The solar system could contain 200 dwarf planets
– News of January 27, 2019 –
The differentiation between planets and dwarf planets is very recent. Until the mid-2000s, schoolchildren learned that Pluto was the ninth planet in the solar system. This changed with the discovery of many Pluto-like bodies in the Kuiper belt. With the criteria used at the time, they should have been considered planets. But that might give too much scope to this class of objects.
The dwarf planets classification was adopted in 2006 by the International Astronomical Union, with some specific criteria. Like planets, dwarf planets orbit around the sun. They must not be the satellite of another body. They have also accumulated enough mass to be globally spherical. But unlike planets, they did not clean up their orbit. This criterion really makes the difference between a planet and a dwarf planet.

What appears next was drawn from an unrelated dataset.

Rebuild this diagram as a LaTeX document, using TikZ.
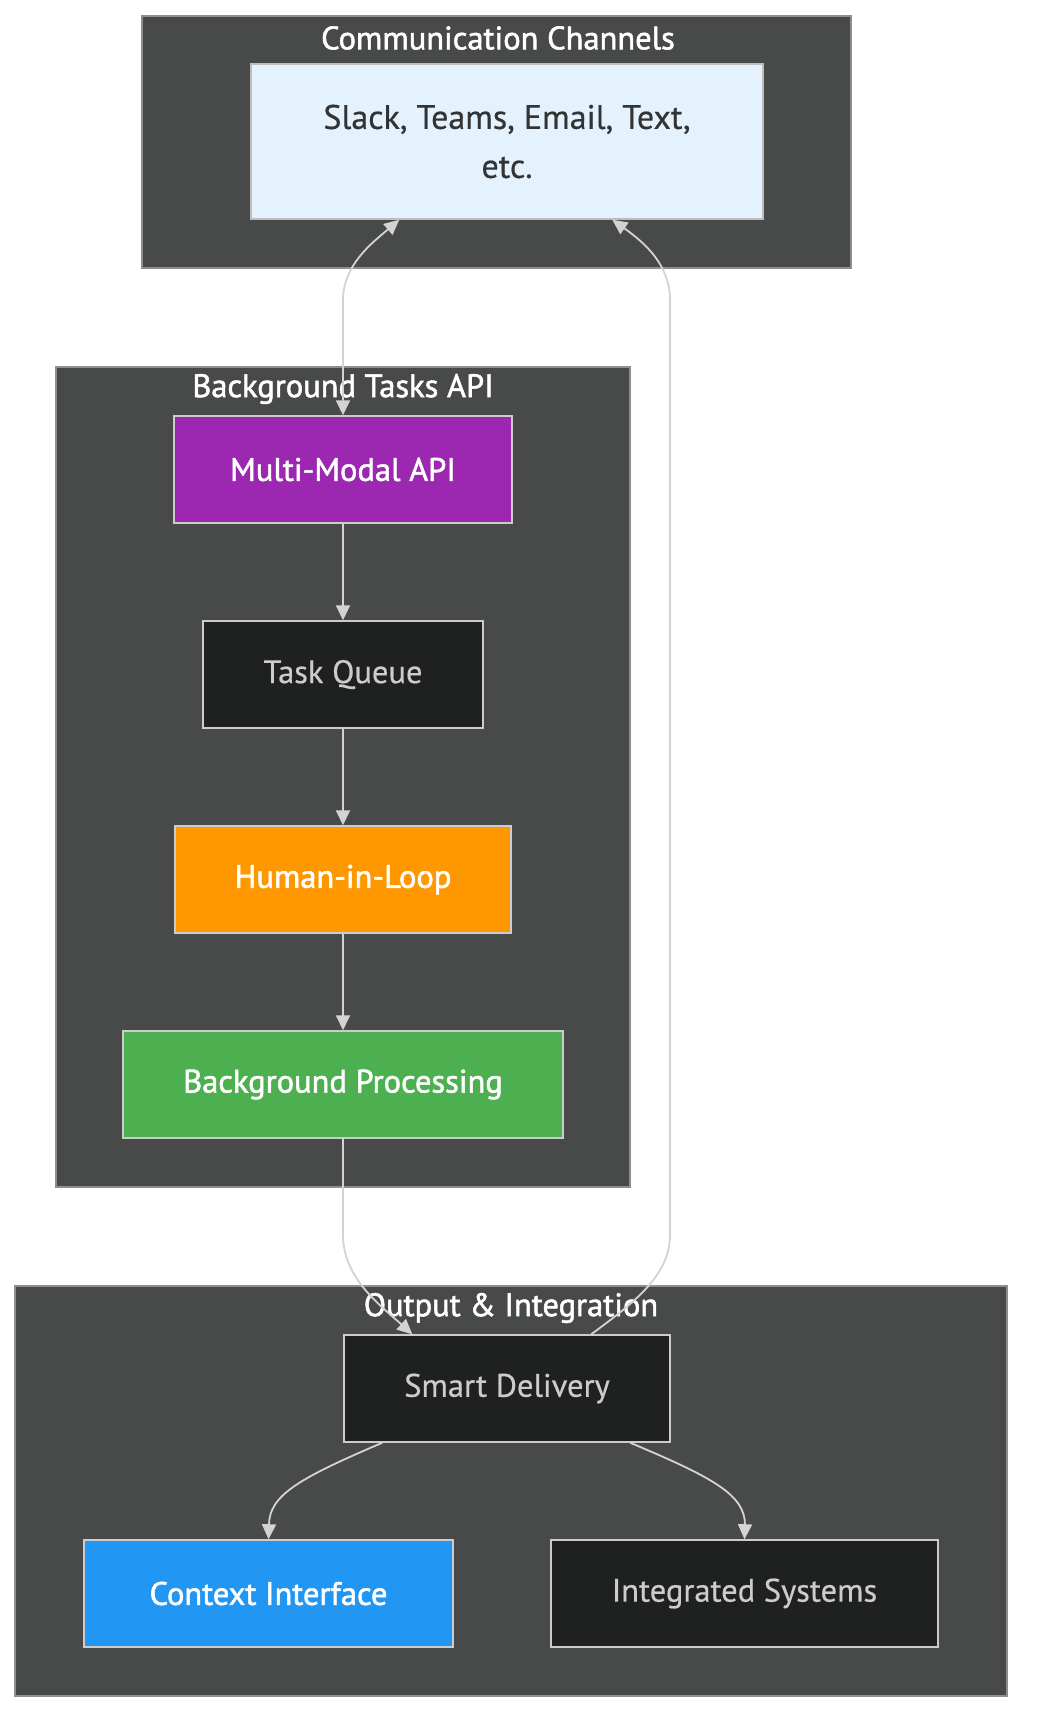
\documentclass[tikz,border=0pt]{standalone}
\usepackage{fontspec}
\setmainfont{PT Sans}
\newfontface\heavyfont{PT Sans}[FakeBold=0.5]
\newfontface\whitefont{PT Sans}[FakeBold=1.6]
\usepackage{xcolor}
\usepackage{tikz}
\usetikzlibrary{arrows.meta}
\usetikzlibrary{calc}

\definecolor{clusterbg}{HTML}{484A49}
\definecolor{clusterline}{HTML}{8E8E8E}
\definecolor{nodedark}{HTML}{1F2020}
\definecolor{nodeline}{HTML}{CCCCCC}
\definecolor{linkgrey}{HTML}{D3D3D3}
\definecolor{chanfill}{HTML}{E3F2FD}
\definecolor{chanline}{HTML}{BDBDBD}
\definecolor{apipurple}{HTML}{9C27B0}
\definecolor{looporange}{HTML}{FF9800}
\definecolor{procgreen}{HTML}{4CAF50}
\definecolor{ctxblue}{HTML}{2196F3}

\tikzset{
  box/.style={draw=nodeline, line width=1.5pt, minimum height=107pt, inner sep=0pt,
    font=\heavyfont\fontsize{32.5}{49}\selectfont},
  darkbox/.style={box, fill=nodedark, text=nodeline},
  colbox/.style={box, fill=#1, text=white, font=\whitefont\fontsize{32.5}{49}\selectfont},
  cluster/.style={draw=clusterline, line width=1.5pt, fill=clusterbg, inner sep=0pt},
  grouptitle/.style={text=white, font=\whitefont\fontsize{32.5}{38}\selectfont},
  link/.style={draw=linkgrey, line width=1.8pt},
}

\begin{document}
\begin{tikzpicture}[x=1pt, y=-1pt, >={Triangle[length=15pt,width=14pt]}]
  \useasboundingbox (0,0) rectangle (1040,1736);
  \fill[white] (0,0) rectangle (1040,1736);

  % Groups
  \node[cluster, minimum width=709pt, minimum height=252pt] (commgroup) at (496.5,142) {};
  \node[cluster, minimum width=574pt, minimum height=820pt] (taskgroup) at (343,777) {};
  \node[cluster, minimum width=992pt, minimum height=410pt] (outgroup) at (511,1491) {};
  \node[grouptitle] (commtitle) at (498,38) {Communication Channels};
  \node[grouptitle] (tasktitle) at (343,389) {Background Tasks API};
  \node[grouptitle] (outtitle) at (511,1308) {Output \& Integration};

  % Communication Channels
  \node[box, fill=chanfill, draw=chanline, text=black!80, align=center,
        font=\heavyfont\fontsize{34}{49}\selectfont,
        minimum width=512pt, minimum height=155pt] (slack) at (507,141.5)
        {Slack, Teams, Email, Text,\\etc.};

  % Background Tasks API
  \node[colbox=apipurple, minimum width=338pt] (mm) at (343,469.5) {Multi-Modal API};
  \node[darkbox, minimum width=280pt] (tq) at (343,674.5) {Task Queue};
  \node[colbox=looporange, minimum width=336pt] (hil) at (343,879.5) {Human-in-Loop};
  \node[colbox=procgreen, minimum width=440pt] (bp) at (343,1084.5) {Background Processing};

  % Output & Integration
  \node[darkbox, minimum width=326pt] (sd) at (507,1388.5) {Smart Delivery};
  \node[colbox=ctxblue, minimum width=369pt] (ctx) at (268.5,1593.5) {Context Interface};
  \node[darkbox, minimum width=387pt] (integ) at (744.5,1593.5) {Integrated Systems};

  % Links
  \draw[link, <->] ([xshift=149pt]slack.south west) .. controls (372,243) and (343,265) .. (343,300) -- (mm.north);
  \draw[link, ->] (mm) -- (tq);
  \draw[link, ->] (tq) -- (hil);
  \draw[link, ->] (hil) -- (bp);
  \draw[link, ->] (bp.south) -- (343,1235) .. controls (343,1278) and (380,1305) .. ([xshift=69pt]sd.north west);
  \draw[link, ->] ([xshift=248pt]sd.north west) .. controls (635,1302) and (670,1275) .. (670,1235)
        -- (670,300) .. controls (670,265) and (645,243) .. ([xshift=362pt]slack.south west);
  \draw[link, ->] ([xshift=39pt]sd.south west) .. controls (300,1478) and (269,1495) .. (269,1525) -- (ctx.north);
  \draw[link, ->] ([xshift=287pt]sd.south west) .. controls (714,1478) and (745,1495) .. (745,1525) -- (integ.north);
\end{tikzpicture}
\end{document}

The eight planets of the solar system have cleaned their orbits. Small asteroids and other bodies have been either agglomerated, captured or expelled, which is not the case for Pluto, Ceres and other dwarf planets. This argument is still debated. When can we consider that an object has cleaned its orbit ? Earth, which is considered a planet, still has 10,000 objects on its way. And it is almost impossible to know if the orbit of the exoplanets is cleaned.
Since 2006, the solar system officially has five dwarf planets. Other bodies have all the necessary characteristics to be able to claim this status, like Farout, a very distant object. We can also mention Sedna and Varuna. Some researchers believe that the solar system hosts more than 200 bodies that fit the description of a dwarf planet. Therefore, the current classification could change again.